Pour ses concepteurs, le logiciel repose sur un principe d’obfuscation plus séduisant que le floutage (ce qu'utilise Googe massivement pour anonymiser les visages dans StreetView), la pixelisation ou le masquage que l’on connaît par ailleurs, car il ne diminue pas l’attrait visuel de l’image. Reste que pour obfusquer des images avec ce système, il faut encore que d’autres ne publient pas les originaux pour vous. Via Keven Kelly et le New Scientist.
Dans la continuité, le New Scientist a publié un dossier sur l’avenir de la photographie (2e partie), recensant une somme d’innovations qui vont améliorer nos pratiques de la photographie en modifiant les capacités techniques de nos appareils photos. Systèmes permettant d’éviter les flous liés aux mouvements (en faisant que l’objectif compense le mouvement des personnages, en bougeant dans le sens de leur déplacement), systèmes permettant d’éviter les éblouissements, systèmes permettant d’améliorer les photos que vous prenez (sans avoir à passer par un logiciel), systèmes permettant de créer une photo de groupe réussie depuis plusieurs photos prises en rafales… La recherche n’est pas en reste pour essayer de compenser les failles de la réalité.
La retouche d’image se popularise disions-nous récemment. Les travaux d’André Gunthert, directeur du Laboratoire d’histoire visuelle contemporaine, nous rappellent fort heureusement que l’absence de retouche sur les photographies tient, depuis l’origine, plus du mythe que de la réalité.

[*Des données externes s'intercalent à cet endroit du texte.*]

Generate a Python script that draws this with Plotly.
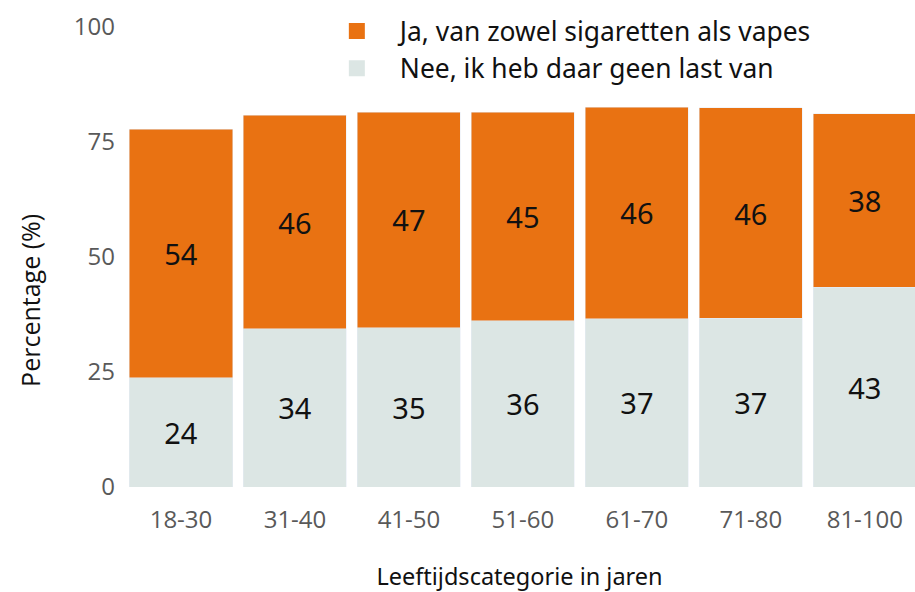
import plotly.graph_objects as go

categories = ["18-30", "31-40", "41-50", "51-60", "61-70", "71-80", "81-100"]
nee_values = [23.8, 34.4, 34.6, 36.1, 36.6, 36.7, 43.4]
ja_values = [54.0, 46.4, 46.9, 45.4, 46.0, 45.7, 37.7]
series_names = ["Ja, van zowel sigaretten als vapes", "Nee, ik heb daar geen last van"]
y_ticks = [0, 25, 50, 75, 100]

ORANGE = "#E97212"
GREY = "#DCE6E4"
LABEL_FONT = "Noto Sans"
AXIS_FONT = "Open Sans"

fig = go.Figure()
fig.add_trace(go.Bar(
    x=categories, y=nee_values, name=series_names[1], marker_color=GREY,
    texttemplate="%{y:.0f}", textposition="inside", insidetextanchor="middle",
    textfont=dict(family=LABEL_FONT, size=29, color="#111111"),
    showlegend=False, hoverinfo="x+y+name"))
fig.add_trace(go.Bar(
    x=categories, y=ja_values, name=series_names[0], marker_color=ORANGE,
    texttemplate="%{y:.0f}", textposition="inside", insidetextanchor="middle",
    textfont=dict(family=LABEL_FONT, size=29, color="#111111"),
    showlegend=False, hoverinfo="x+y+name"))

# legend entries (larger square symbols)
fig.add_trace(go.Scatter(x=[None], y=[None], mode="markers", name=series_names[0],
                         marker=dict(symbol="square", size=16, color=ORANGE),
                         legendgroup="a"))
fig.add_trace(go.Scatter(x=[None], y=[None], mode="markers", name=series_names[1],
                         marker=dict(symbol="square", size=16, color=GREY),
                         legendgroup="b"))

fig.update_layout(
    width=915, height=592,
    margin=dict(l=124, r=0, t=27, b=105),
    barmode="stack", bargap=0.096,
    plot_bgcolor="white", paper_bgcolor="white",
    font=dict(family=AXIS_FONT),
    legend=dict(
        x=0.24, y=1.043, xanchor="left", yanchor="top",
        font=dict(family=LABEL_FONT, size=26.4, color="#111111"),
        itemwidth=76, tracegroupgap=10, bgcolor="rgba(0,0,0,0)",
        traceorder="normal",
    ),
    xaxis=dict(
        type="category", range=[-0.5, 6.44], showline=False, showgrid=False,
        zeroline=False, ticks="", ticklabelstandoff=16,
        tickfont=dict(family=AXIS_FONT, size=24, color="#595959"),
        title=dict(text="Leeftijdscategorie in jaren", standoff=36,
                   font=dict(family=LABEL_FONT, size=23.5, color="#111111")),
    ),
    yaxis=dict(
        range=[0, 100], tickvals=y_ticks, showgrid=False, zeroline=False,
        showline=False, ticks="", ticklabelstandoff=8,
        tickfont=dict(family=AXIS_FONT, size=24, color="#595959"),
    ),
    annotations=[dict(
        text="Percentage (%)", xref="paper", yref="paper", x=-0.119, y=0.4065,
        xanchor="center", yanchor="middle", textangle=-90, showarrow=False,
        font=dict(family=AXIS_FONT, size=25, color="#111111"),
    )],
)

fig.write_html(
    "out.html",
    config={"displayModeBar": False},
    post_script="document.body.style.margin='0';document.body.style.overflow='hidden';",
)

Reste encore à comprendre comment notre perception de la réalité, de la preuve, va être altérée par le développement de ces ‘technologies de l’artefact’, comme les désigne le chercheur en Sciences de l’information et de la communication, Olivier Ertscheid. Par technologies de l’artefact, entendons des systèmes socio-techniques capables de créer des ‘représentations volontairement altérées et artificielles de la réalité dans une recherche (une ‘mimesis’) de la vraisemblance’. Il est sûr qu’avec l’avènement de la photographie qui calcule (computational photography), intégrée directement dans les appareils, nous allons désormais pouvoir prendre en photographie des choses que nous ne voyions pas jusqu’alors, et surtout, des réalités qui n’existent pas. Pas sûr, qu’à terme, ces systèmes techniques soient en mesure d’en apporter toujours les preuves ou les vérifications que nous sommes en droit d’en attendre.
Comme le dit encore André Gunthert, la photographie entre dans une nouvelle ère, change de nature, et risque dans les années à venir de devenir un média plus proche du cinéma, de la fiction, que du réel. En matière de photographie aussi, ‘la culture l’a emporté sur la nature, la réalité des usages sur la prédestination technique.’